--- start of Records supplied ---
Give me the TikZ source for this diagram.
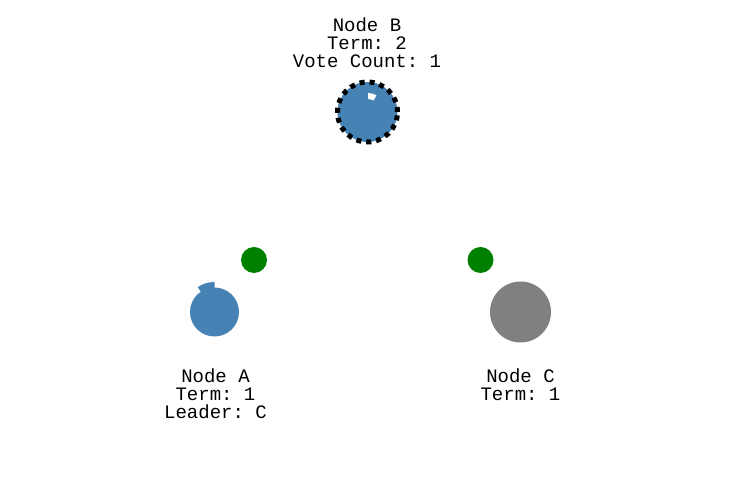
\documentclass[tikz,border=0pt]{standalone}
\usepackage{fontspec}
\setmonofont{Liberation Mono}
\usetikzlibrary{calc}
\definecolor{NodeBlue}{HTML}{4682B4}
\definecolor{NodeGray}{HTML}{808080}
\definecolor{TimerGreen}{HTML}{008000}

\begin{document}
\begin{tikzpicture}[x=1pt,y=1pt, every node/.style={circle,inner sep=0pt},
    caption/.style={rectangle,align=center,anchor=base,font=\ttfamily\fontsize{19}{18.3}\selectfont}]
    \useasboundingbox (0,0) rectangle (745,481);
    % servers
    \node[fill=NodeBlue,minimum size=49pt] (A) at (214.5,169) {};
    \fill[NodeBlue] (A.center) -- ++(90:30pt) arc[start angle=90,end angle=124,radius=30pt] -- cycle;
    \node[fill=NodeBlue,draw=black,line width=5pt,dash pattern=on 5pt off 5pt,minimum size=60pt] (B) at (367.5,369) {};
    \fill[white] ($(B.center)+(88:13pt)$) -- ($(B.center)+(88:19pt)$) arc[start angle=88,end angle=62,radius=19pt]
      -- ($(B.center)+(62:13pt)$) arc[start angle=62,end angle=88,radius=13pt] -- cycle;
    \node[fill=NodeGray,minimum size=61pt] (C) at (520.5,169) {};
    % election timers
    \foreach \n/\x in {A/254,C/480.5}{
      \node[fill=TimerGreen,minimum size=26pt] (timer\n) at (\x,221) {};
    }
    % captions (base = last line)
    \node[caption] (captionB) at (367,413) {Node B\\Term: 2\\Vote Count: 1};
    \node[caption] (captionA) at (215.5,62) {Node A\\Term: 1\\Leader: C};
    \node[caption] (captionC) at (520.5,80) {Node C\\Term: 1};
\end{tikzpicture}
\end{document}
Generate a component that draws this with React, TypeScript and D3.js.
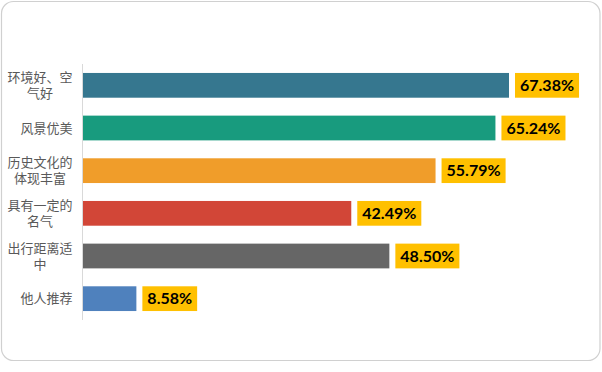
import React, { useEffect, useRef } from 'react'
import * as d3 from 'd3'

// category labels (top to bottom) and their values in percent
const categories = ['环境好、空气好', '风景优美', '历史文化的体现丰富', '具有一定的名气', '出行距离适中', '他人推荐']
const labelLines = [['环境好、空', '气好'], ['风景优美'], ['历史文化的', '体现丰富'], ['具有一定的', '名气'], ['出行距离适', '中'], ['他人推荐']]
const values = [67.38, 65.24, 55.79, 42.49, 48.5, 8.58]
const colors = ['#36778F', '#189B7E', '#F09D2A', '#D24637', '#666666', '#4F81BD']

const W = 602
const H = 372
const margin = { top: 64, bottom: 52, left: 82, right: 93 }

const App = () => {
    const svgRef = useRef<SVGSVGElement>(null)

    useEffect(() => {
        const svg = d3.select(svgRef.current)
        svg.selectAll('*').remove()

        // frame
        svg.append('rect')
            .attr('x', 1.5).attr('y', 1.5)
            .attr('width', 598.5).attr('height', 359)
            .attr('rx', 12)
            .attr('fill', '#fff')
            .attr('stroke', '#D0D0D0')
            .attr('stroke-width', 1.2)

        const y = d3.scaleBand()
            .domain(categories)
            .range([margin.top, H - margin.bottom])
            .paddingInner(0.42)
            .paddingOuter(0.21)

        const x = d3.scaleLinear()
            .domain([0, d3.max(values) as number])
            .range([margin.left, W - margin.right])

        // bars
        svg.append('g')
            .selectAll('rect')
            .data(values)
            .join('rect')
            .attr('x', x(0))
            .attr('y', (d, i) => y(categories[i]) as number)
            .attr('width', d => x(d) - x(0))
            .attr('height', y.bandwidth())
            .attr('fill', (d, i) => colors[i])

        // axis line
        svg.append('line')
            .attr('x1', margin.left + 0.5).attr('x2', margin.left + 0.5)
            .attr('y1', margin.top).attr('y2', H - margin.bottom)
            .attr('stroke', '#D9D9D9')
            .attr('stroke-width', 1)

        // category labels, wrapped lines centred on each other, block right-aligned
        const cw = 13.2
        labelLines.forEach((lines, i) => {
            const cy = (y(categories[i]) as number) + y.bandwidth() / 2
            const maxLen = d3.max(lines, l => l.length) as number
            const cx = 73 - (maxLen * cw) / 2
            const lh = 16
            const t = svg.append('text')
                .attr('font-family', '"Noto Sans CJK SC", sans-serif')
                .attr('font-size', 13)
                .attr('fill', '#595959')
                .attr('text-anchor', 'middle')
            lines.forEach((l, j) => {
                t.append('tspan')
                    .attr('x', cx)
                    .attr('y', cy + (j - (lines.length - 1) / 2) * lh)
                    .attr('dy', '0.35em')
                    .text(l)
            })
        })

        // value labels with yellow boxes
        values.forEach((v, i) => {
            const by = y(categories[i]) as number
            const bx = x(v) + 6
            const g = svg.append('g')
            const box = g.append('rect')
                .attr('x', bx).attr('y', by)
                .attr('height', y.bandwidth())
                .attr('fill', '#FFC000')
            const txt = g.append('text')
                .attr('x', bx + 5)
                .attr('y', by + y.bandwidth() / 2)
                .attr('dy', '0.36em')
                .attr('font-family', 'Lato, sans-serif')
                .attr('font-weight', 'bold')
                .attr('font-size', 16)
                .attr('fill', '#000')
                .text(v.toFixed(2) + '%')
            const tw = (txt.node() as SVGTextElement).getComputedTextLength()
            box.attr('width', tw + 10)
        })
    }, [])

    return (
        <svg
            ref={svgRef}
            width={W}
            height={H}
            style={{ position: 'absolute', left: 0, top: 0, background: '#fff' }}
        />
    )
}

export default App
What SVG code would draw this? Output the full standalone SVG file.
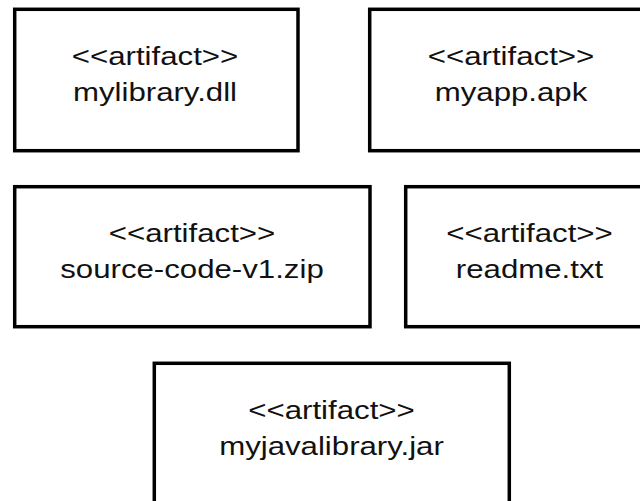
--- end of Records supplied ---
Do this => Copy the material exactly. Do not include the pictures.

The response =>
Give me the TikZ source for this diagram.
\documentclass[tikz,border=0pt]{standalone}
\usepackage{fontspec}
\setmonofont{Liberation Mono}
\usetikzlibrary{calc}
\definecolor{NodeBlue}{HTML}{4682B4}
\definecolor{NodeGray}{HTML}{808080}
\definecolor{TimerGreen}{HTML}{008000}

\begin{document}
\begin{tikzpicture}[x=1pt,y=1pt, every node/.style={circle,inner sep=0pt},
    caption/.style={rectangle,align=center,anchor=base,font=\ttfamily\fontsize{19}{18.3}\selectfont}]
    \useasboundingbox (0,0) rectangle (745,481);
    % servers
    \node[fill=NodeBlue,minimum size=49pt] (A) at (214.5,169) {};
    \fill[NodeBlue] (A.center) -- ++(90:30pt) arc[start angle=90,end angle=124,radius=30pt] -- cycle;
    \node[fill=NodeBlue,draw=black,line width=5pt,dash pattern=on 5pt off 5pt,minimum size=60pt] (B) at (367.5,369) {};
    \fill[white] ($(B.center)+(88:13pt)$) -- ($(B.center)+(88:19pt)$) arc[start angle=88,end angle=62,radius=19pt]
      -- ($(B.center)+(62:13pt)$) arc[start angle=62,end angle=88,radius=13pt] -- cycle;
    \node[fill=NodeGray,minimum size=61pt] (C) at (520.5,169) {};
    % election timers
    \foreach \n/\x in {A/254,C/480.5}{
      \node[fill=TimerGreen,minimum size=26pt] (timer\n) at (\x,221) {};
    }
    % captions (base = last line)
    \node[caption] (captionB) at (367,413) {Node B\\Term: 2\\Vote Count: 1};
    \node[caption] (captionA) at (215.5,62) {Node A\\Term: 1\\Leader: C};
    \node[caption] (captionC) at (520.5,80) {Node C\\Term: 1};
\end{tikzpicture}
\end{document}
Generate a component that draws this with React, TypeScript and D3.js.
import React, { useEffect, useRef } from 'react'
import * as d3 from 'd3'

// category labels (top to bottom) and their values in percent
const categories = ['环境好、空气好', '风景优美', '历史文化的体现丰富', '具有一定的名气', '出行距离适中', '他人推荐']
const labelLines = [['环境好、空', '气好'], ['风景优美'], ['历史文化的', '体现丰富'], ['具有一定的', '名气'], ['出行距离适', '中'], ['他人推荐']]
const values = [67.38, 65.24, 55.79, 42.49, 48.5, 8.58]
const colors = ['#36778F', '#189B7E', '#F09D2A', '#D24637', '#666666', '#4F81BD']

const W = 602
const H = 372
const margin = { top: 64, bottom: 52, left: 82, right: 93 }

const App = () => {
    const svgRef = useRef<SVGSVGElement>(null)

    useEffect(() => {
        const svg = d3.select(svgRef.current)
        svg.selectAll('*').remove()

        // frame
        svg.append('rect')
            .attr('x', 1.5).attr('y', 1.5)
            .attr('width', 598.5).attr('height', 359)
            .attr('rx', 12)
            .attr('fill', '#fff')
            .attr('stroke', '#D0D0D0')
            .attr('stroke-width', 1.2)

        const y = d3.scaleBand()
            .domain(categories)
            .range([margin.top, H - margin.bottom])
            .paddingInner(0.42)
            .paddingOuter(0.21)

        const x = d3.scaleLinear()
            .domain([0, d3.max(values) as number])
            .range([margin.left, W - margin.right])

        // bars
        svg.append('g')
            .selectAll('rect')
            .data(values)
            .join('rect')
            .attr('x', x(0))
            .attr('y', (d, i) => y(categories[i]) as number)
            .attr('width', d => x(d) - x(0))
            .attr('height', y.bandwidth())
            .attr('fill', (d, i) => colors[i])

        // axis line
        svg.append('line')
            .attr('x1', margin.left + 0.5).attr('x2', margin.left + 0.5)
            .attr('y1', margin.top).attr('y2', H - margin.bottom)
            .attr('stroke', '#D9D9D9')
            .attr('stroke-width', 1)

        // category labels, wrapped lines centred on each other, block right-aligned
        const cw = 13.2
        labelLines.forEach((lines, i) => {
            const cy = (y(categories[i]) as number) + y.bandwidth() / 2
            const maxLen = d3.max(lines, l => l.length) as number
            const cx = 73 - (maxLen * cw) / 2
            const lh = 16
            const t = svg.append('text')
                .attr('font-family', '"Noto Sans CJK SC", sans-serif')
                .attr('font-size', 13)
                .attr('fill', '#595959')
                .attr('text-anchor', 'middle')
            lines.forEach((l, j) => {
                t.append('tspan')
                    .attr('x', cx)
                    .attr('y', cy + (j - (lines.length - 1) / 2) * lh)
                    .attr('dy', '0.35em')
                    .text(l)
            })
        })

        // value labels with yellow boxes
        values.forEach((v, i) => {
            const by = y(categories[i]) as number
            const bx = x(v) + 6
            const g = svg.append('g')
            const box = g.append('rect')
                .attr('x', bx).attr('y', by)
                .attr('height', y.bandwidth())
                .attr('fill', '#FFC000')
            const txt = g.append('text')
                .attr('x', bx + 5)
                .attr('y', by + y.bandwidth() / 2)
                .attr('dy', '0.36em')
                .attr('font-family', 'Lato, sans-serif')
                .attr('font-weight', 'bold')
                .attr('font-size', 16)
                .attr('fill', '#000')
                .text(v.toFixed(2) + '%')
            const tw = (txt.node() as SVGTextElement).getComputedTextLength()
            box.attr('width', tw + 10)
        })
    }, [])

    return (
        <svg
            ref={svgRef}
            width={W}
            height={H}
            style={{ position: 'absolute', left: 0, top: 0, background: '#fff' }}
        />
    )
}

export default App
What SVG code would draw this? Output the full standalone SVG file.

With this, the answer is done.